**PROBLEM:** Please find all lines in the data that hold the string "this" and copy them.

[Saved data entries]
§

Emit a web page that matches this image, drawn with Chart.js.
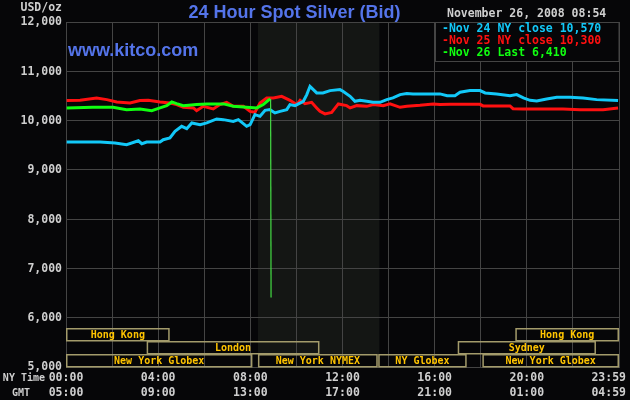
<!DOCTYPE html>
<html><head><meta charset="utf-8">
<script src="https://cdn.jsdelivr.net/npm/chart.js@4.4.0/dist/chart.umd.min.js"></script>
<style>html,body{margin:0;padding:0;background:#060608;}canvas{display:block}</style>
</head><body>
<canvas id="c" width="630" height="400"></canvas>
<script>
// ---- data (hours since 00:00 NY time, USD/oz) ----
const cyanHours = [0.03,1.48,2.13,2.63,3.14,3.29,3.5,4.08,4.22,4.51,4.73,5.02,5.24,5.46,5.82,6.11,6.54,6.83,7.26,7.48,7.63,7.84,7.99,8.06,8.2,8.42,8.64,8.85,9.07,9.29,9.58,9.72,9.94,10.3,10.45,10.59,10.88,11.15,11.46,11.89,12.02,12.33,12.54,12.76,13.05,13.32,13.63,13.92,14.19,14.5,14.79,15.06,16.23,16.54,16.88,17.1,17.53,17.97,18.19,18.69,19.27,19.56,19.85,20.14,20.43,20.86,21.3,21.88,22.44,23.03,23.96];
const cyanValues = [9565,9565,9545,9510,9590,9530,9565,9565,9612,9647,9781,9883,9836,9952,9917,9952,10033,10019,9984,10019,9964,9883,9917,9984,10120,10086,10208,10222,10155,10187,10222,10324,10303,10391,10527,10695,10561,10561,10608,10628,10594,10492,10391,10411,10391,10370,10370,10425,10460,10527,10547,10541,10541,10506,10506,10574,10608,10608,10561,10541,10506,10527,10460,10411,10399,10439,10472,10472,10460,10425,10405];

const redHours = [0.03,0.61,1.33,1.77,2.2,2.78,3.21,3.57,4.08,4.51,4.8,5.09,5.53,5.67,5.96,6.39,6.68,6.97,7.26,7.7,7.99,8.2,8.42,8.71,9.0,9.36,9.72,10.01,10.16,10.37,10.66,10.88,11.02,11.24,11.53,11.82,12.18,12.33,12.62,13.05,13.34,13.77,14.06,14.5,14.79,15.36,15.94,16.23,16.67,17.97,18.1,19.27,19.4,19.84,21.57,22.31,23.31,23.96];
const redValues = [10405,10411,10460,10425,10378,10358,10405,10411,10378,10358,10324,10269,10257,10202,10289,10236,10324,10370,10289,10289,10187,10167,10358,10460,10460,10492,10411,10324,10411,10344,10370,10257,10187,10135,10167,10338,10303,10257,10303,10289,10324,10303,10338,10269,10289,10309,10338,10324,10330,10330,10297,10297,10242,10236,10236,10222,10222,10257];

const greenHours = [0.03,1.17,2.04,2.63,3.21,3.72,4.08,4.37,4.59,4.8,5.09,5.67,6.11,6.83,7.26,7.84,8.28,8.56,8.78,8.88,8.9];
const greenValues = [10257,10269,10269,10222,10236,10202,10257,10303,10378,10344,10303,10324,10338,10338,10289,10269,10257,10324,10411,10439,6410];

// ---- labels ----
const titleText = '24 Hour Spot Silver (Bid)';
const siteText = 'www.kitco.com';
const unitText = 'USD/oz';
const dateText = 'November 26, 2008 08:54';
const legendLabels = ['-Nov 24 NY close 10,570', '-Nov 25 NY close 10,300', '-Nov 26 Last 6,410'];
const yTickValues = [12000, 11000, 10000, 9000, 8000, 7000, 6000, 5000];
const yTickLabels = ['12,000', '11,000', '10,000', '9,000', '8,000', '7,000', '6,000', '5,000'];
const xTickHours = [0, 4, 8, 12, 16, 20, 23.983];
const nyTimeLabels = ['00:00', '04:00', '08:00', '12:00', '16:00', '20:00', '23:59'];
const gmtLabels = ['05:00', '09:00', '13:00', '17:00', '21:00', '01:00', '04:59'];

// ---- trading sessions (row 0 top .. row 2 bottom) ----
const sessionNames = ['Hong Kong', 'Hong Kong', 'London', 'Sydney', 'New York Globex', 'New York NYMEX', 'NY Globex', 'New York Globex'];
const sessionRows = [0, 0, 1, 1, 2, 2, 2, 2];
const sessionStart = [0, 19.5, 3.5, 17.0, 0, 8.33, 13.55, 18.07];
const sessionEnd = [4.5, 24, 11.0, 23.0, 8.09, 13.53, 17.39, 24];
const nymexStart = 8.33, nymexEnd = 13.6;

const BG = '#060608', GRID = '#444444', TXT = '#cfcfcf';
const MONO = 'bold 11.5px "DejaVu Sans Mono", "Liberation Mono", monospace';
const MONO_S = 'bold 10px "DejaVu Sans Mono", "Liberation Mono", monospace';

const pts = (hs, vs) => hs.map((h, i) => ({x: h, y: vs[i]}));

const deco = {
  id: 'deco',
  beforeDraw(chart) {
    const {ctx, chartArea: a, scales: {x, y}} = chart;
    ctx.save();
    ctx.fillStyle = BG;
    ctx.fillRect(0, 0, chart.width, chart.height);
    const rowTop = a.bottom - 13 * 3;
    ctx.fillStyle = '#141614';
    ctx.fillRect(x.getPixelForValue(nymexStart), a.top, x.getPixelForValue(nymexEnd) - x.getPixelForValue(nymexStart), rowTop + 26 - a.top);
    ctx.restore();
  },
  afterDraw(chart) {
    const {ctx, chartArea: a, scales: {x, y}} = chart;
    ctx.save();
    // sessions
    const rowH = 13, rowTop = a.bottom - rowH * 3;
    ctx.font = MONO_S;
    ctx.textAlign = 'center';
    ctx.textBaseline = 'middle';
    for (let i = 0; i < sessionNames.length; i++) {
      const x0 = x.getPixelForValue(sessionStart[i]);
      const x1 = x.getPixelForValue(sessionEnd[i]);
      const y0 = rowTop + sessionRows[i] * rowH;
      ctx.strokeStyle = '#a39b6b';
      ctx.lineWidth = 1.5;
      ctx.strokeRect(x0 + 0.75, y0 + 0.75, x1 - x0 - 1.5, rowH - 1);
      ctx.fillStyle = '#ffc400';
      ctx.fillText(sessionNames[i], (x0 + x1) / 2, y0 + rowH / 2 + 0.5);
    }
    // legend box
    ctx.font = MONO;
    const lx = x.getPixelForValue(16);
    ctx.fillStyle = BG;
    ctx.fillRect(lx + 1, a.top + 1, a.right - lx - 1, 39);
    ctx.strokeStyle = GRID;
    ctx.lineWidth = 1;
    ctx.strokeRect(Math.round(lx) + 0.5, a.top + 0.5, a.right - Math.round(lx) - 0.5, 39);
    const lcol = ['#12c8f8', '#ff1010', '#10ff10'];
    ctx.textAlign = 'left';
    legendLabels.forEach((t, i) => {
      ctx.fillStyle = lcol[i];
      ctx.fillText(t, 442, a.top + 7.5 + i * 12);
    });
    // y labels
    ctx.fillStyle = TXT;
    ctx.textAlign = 'right';
    yTickValues.forEach((v, i) => ctx.fillText(yTickLabels[i], 62, y.getPixelForValue(v) + 0.5));
    ctx.fillText(unitText, 62, 8);
    // x labels
    ctx.textAlign = 'center';
    xTickHours.forEach((h, i) => {
      let px = x.getPixelForValue(h);
      const w = ctx.measureText(nyTimeLabels[i]).width;
      if (px + w / 2 > 626) px = 626 - w / 2;
      ctx.fillText(nyTimeLabels[i], px, 378.5);
      ctx.fillText(gmtLabels[i], px, 393.5);
    });
    ctx.font = MONO_S;
    ctx.textAlign = 'right';
    ctx.fillText('NY Time', 45, 378.5);
    ctx.textAlign = 'center';
    ctx.fillText('GMT', 21, 393.5);
    // date
    ctx.font = MONO;
    ctx.textAlign = 'left';
    ctx.fillText(dateText, 447, 14.5);
    // title & site
    ctx.fillStyle = '#5474ea';
    ctx.font = 'bold 18px "Liberation Sans", Arial, sans-serif';
    ctx.textAlign = 'center';
    ctx.textBaseline = 'alphabetic';
    ctx.fillText(titleText, 294.5, 17.5);
    ctx.textAlign = 'left';
    ctx.fillText(siteText, 68, 56);
    ctx.restore();
  }
};

new Chart(document.getElementById('c'), {
  type: 'line',
  data: {
    datasets: [
      {label: 'Nov 26', data: pts(greenHours, greenValues), borderColor: '#10ff10', borderWidth: 3, pointRadius: 0, order: 0,
       segment: {borderWidth: c => c.p1.parsed.y < 9000 ? 1.2 : 3, borderColor: c => c.p1.parsed.y < 9000 ? '#44dd44' : undefined}},
      {label: 'Nov 24', data: pts(cyanHours, cyanValues), borderColor: '#12c8f8', borderWidth: 3, pointRadius: 0, order: 1},
      {label: 'Nov 25', data: pts(redHours, redValues), borderColor: '#ff1010', borderWidth: 3, pointRadius: 0, order: 2}
    ]
  },
  options: {
    responsive: false, animation: false, devicePixelRatio: 1,
    layout: {padding: {left: 66, right: 11, top: 22, bottom: 33}},
    plugins: {legend: {display: false}, tooltip: {enabled: false}},
    elements: {line: {tension: 0, borderJoinStyle: 'miter'}},
    scales: {
      x: {type: 'linear', min: 0, max: 24, afterFit: s => { s.height = 0; },
          ticks: {display: false, stepSize: 2}, grid: {color: GRID, drawTicks: false}, border: {display: true, color: GRID}},
      y: {type: 'linear', min: 5000, max: 12000, afterFit: s => { s.width = 0; },
          ticks: {display: false, stepSize: 1000}, grid: {color: GRID, drawTicks: false}, border: {display: true, color: GRID}}
    }
  },
  plugins: [deco]
});
</script>
</body></html>
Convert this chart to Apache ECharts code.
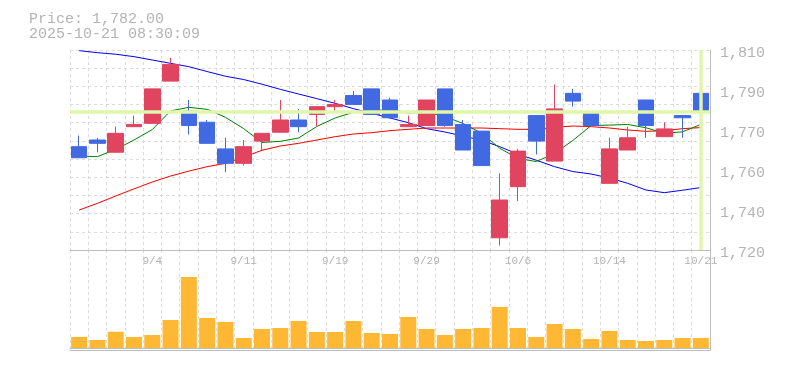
<!DOCTYPE html>
<html>
<head>
<meta charset="utf-8">
<script src="https://cdn.jsdelivr.net/npm/echarts@6/dist/echarts.min.js"></script>
<style>
html,body{margin:0;padding:0;background:#fff;}
#chart{width:785px;height:370px;}
</style>
</head>
<body>
<div id="chart"></div>
<script>
const categories = ['8/29','9/1','9/2','9/3','9/4','9/5','9/8','9/9','9/10','9/11',
  '9/12','9/16','9/17','9/18','9/19','9/22','9/24','9/25','9/26','9/29',
  '9/30','10/1','10/2','10/3','10/6','10/7','10/8','10/9','10/10','10/14',
  '10/15','10/16','10/17','10/20','10/21'];
const opens  = [1766.5,1769.5,1764,1775.5,1777,1796,1782.5,1777.5,1765.5,1759,
  1769,1773,1778.5,1781,1784.5,1789.5,1792.5,1787.5,1775.5,1776,
  1792.5,1776.5,1773.5,1725.5,1748.5,1780.5,1760,1790.5,1781.5,1750,
  1765,1787.5,1771,1780.5,1790.5];
const closes = [1761.5,1768,1772.5,1776.5,1792.5,1803.5,1776,1768,1759,1766.5,
  1772.5,1778.5,1775.5,1784.5,1785.5,1785.5,1781,1779.5,1776.5,1787.5,
  1776,1765,1758,1742.5,1764.5,1769,1783.5,1787,1776,1765.5,
  1770.5,1776,1774.5,1779.5,1782];
const lows   = [1761.5,1764,1764,1775.5,1777,1796,1772,1768,1755,1758,
  1765,1773,1773,1775.5,1782,1785.5,1781,1779.5,1775.5,1776,
  1775.5,1765,1758,1722,1742,1763,1760,1784.5,1776,1750,
  1765,1770.5,1771,1770.5,1771.5];
const highs  = [1771.5,1770.5,1775.5,1780.5,1792.5,1806.5,1787.5,1778.5,1770.5,1769.5,
  1772.5,1787.5,1783.5,1784.5,1787.5,1791.5,1792.5,1788.5,1780.5,1787.5,
  1792.5,1778.5,1773.5,1754.5,1765.5,1780.5,1794.5,1792.5,1782.5,1770.5,
  1775.5,1787.5,1777.5,1780.5,1791.5];
const ma5  = [1762.3,1762.0,1765.3,1769.5,1774.2,1782.6,1784.2,1783.3,1779.7,1774.6,
  1768.4,1768.9,1770.4,1775.6,1779.4,1782.0,1782.5,1783.3,1781.6,1782.0,
  1780.1,1776.9,1772.6,1765.8,1761.2,1759.8,1763.5,1769.3,1776.0,1776.2,
  1776.5,1775.0,1772.5,1773.2,1776.5];
const ma25 = [1738.0,1741.0,1744.3,1747.5,1750.6,1753.3,1755.5,1757.5,1759.0,1761.8,
  1764.9,1766.8,1768.0,1769.5,1771.0,1772.2,1772.8,1773.7,1774.3,1774.9,
  1774.9,1774.9,1774.9,1774.6,1774.3,1774.3,1775.2,1775.8,1775.5,1774.9,
  1774.0,1773.4,1773.7,1774.6,1775.1];
const ma75 = [1809.7,1808.8,1808.1,1807.0,1805.5,1804.0,1802.5,1800.3,1798.2,1796.7,
  1794.6,1792.3,1790.2,1788.1,1786.0,1783.6,1781.5,1779.4,1777.3,1774.6,
  1773.1,1771.3,1769.4,1766.5,1763.1,1760.4,1757.5,1755.3,1754.2,1752.4,
  1750.0,1747.0,1745.8,1746.9,1748.1];
const volumes = [110,80,163,110,130,280,710,300,260,100,
  190,200,270,160,160,270,150,140,310,190,
  130,190,200,410,200,110,240,190,90,170,
  80,70,80,100,100];
const currentPrice = 1782;
const priceText = 'Price: 1,782.00';
const timeText = '2025-10-21 08:30:09';

const FONT = 'Liberation Mono';
const TXT = '#b4b4b4';
const GRIDC = '#dcdcdc';
const AXISC = '#bdbdbd';

const candleData = categories.map((c, i) => [opens[i], closes[i], lows[i], highs[i]]);

function fmt(v) {
  const r = Math.round((1720 + v) / 10) * 10;
  return r.toLocaleString('en-US');
}

const chart = echarts.init(document.getElementById('chart'), null, {renderer: 'canvas'});
chart.setOption({
  animation: false,
  backgroundColor: '#fff',
  title: {
    text: priceText + '\n' + timeText,
    left: 24, top: 7,
    textStyle: {fontFamily: FONT, fontSize: 15, lineHeight: 15, fontWeight: 'normal', color: TXT}
  },
  grid: [
    {left: 70, right: 75, top: 50, height: 200},
    {left: 70, right: 75, top: 250, height: 100}
  ],
  xAxis: [
    {type: 'category', gridIndex: 0, data: categories, boundaryGap: true,
     axisLine: {show: true, lineStyle: {color: AXISC}}, axisTick: {show: false}, axisLabel: {show: false},
     splitLine: {show: true, interval: 0, lineStyle: {color: GRIDC, type: [3, 3]}}},
    {type: 'category', gridIndex: 1, data: categories, boundaryGap: true, position: 'top',
     axisLine: {show: true, lineStyle: {color: AXISC}}, axisTick: {show: false},
     axisLabel: {inside: true, interval: (i) => i % 5 === 4, color: TXT, fontFamily: FONT, fontSize: 11, margin: 6},
     splitLine: {show: true, interval: 0, lineStyle: {color: GRIDC, type: [3, 3]}}},
    {type: 'category', gridIndex: 1, data: categories, boundaryGap: true, position: 'bottom',
     axisLine: {show: true, lineStyle: {color: AXISC}}, axisTick: {show: false}, axisLabel: {show: false},
     splitLine: {show: false}}
  ],
  yAxis: [
    {type: 'value', gridIndex: 0, min: 1720, max: 1810, position: 'right',
     axisLine: {show: true, lineStyle: {color: AXISC}}, axisTick: {show: false}, axisLabel: {show: false}, splitLine: {show: false}},
    {type: 'value', gridIndex: 0, min: 0, max: 11, interval: 1, position: 'right',
     axisLine: {show: false}, axisTick: {show: false}, axisLabel: {show: false},
     splitLine: {show: true, lineStyle: {color: GRIDC, type: [3, 3]}}},
    {type: 'value', gridIndex: 0, min: 0, max: 90, interval: 18, position: 'right',
     axisLine: {show: false}, axisTick: {show: false}, splitLine: {show: false},
     axisLabel: {formatter: fmt, color: TXT, fontFamily: FONT, fontSize: 15, margin: 10,
       verticalAlign: 'top', lineHeight: 6}},
    {type: 'value', gridIndex: 1, min: -20, max: 980, position: 'right',
     axisLine: {show: true, lineStyle: {color: AXISC}}, axisTick: {show: false}, axisLabel: {show: false}, splitLine: {show: false}}
  ],
  series: [
    {type: 'line', name: 'hl', xAxisIndex: 0, yAxisIndex: 0, data: [], z: 1, silent: true,
     markLine: {symbol: 'none', silent: true, animation: false, label: {show: false},
       lineStyle: {color: '#e0f6ab', width: 3.5, type: 'solid'},
       data: [{yAxis: currentPrice}, {xAxis: categories[categories.length - 1]}]}},
    {type: 'line', name: 'MA75', xAxisIndex: 0, yAxisIndex: 0, data: ma75, showSymbol: false, z: 2,
     lineStyle: {color: '#0000ff', width: 1}},
    {type: 'line', name: 'MA25', xAxisIndex: 0, yAxisIndex: 0, data: ma25, showSymbol: false, z: 2,
     lineStyle: {color: '#ff0000', width: 1}},
    {type: 'line', name: 'MA5', xAxisIndex: 0, yAxisIndex: 0, data: ma5, showSymbol: false, z: 2,
     lineStyle: {color: '#008000', width: 1}},
    {type: 'candlestick', name: 'price', xAxisIndex: 0, yAxisIndex: 0, data: candleData, z: 3,
     barWidth: 16,
     itemStyle: {color: '#e0445f', color0: '#4169e1', borderColor: '#e0445f', borderColor0: '#4169e1', borderWidth: 1}},
    {type: 'bar', name: 'volume', xAxisIndex: 1, yAxisIndex: 3, data: volumes, barWidth: 16,
     itemStyle: {color: '#ffb833'}}
  ]
});
</script>
</body>
</html>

§

**RESULT OF THE EXERCISE:**
Emit a web page that matches this image, drawn with Chart.js.
Convert this chart to Apache ECharts code.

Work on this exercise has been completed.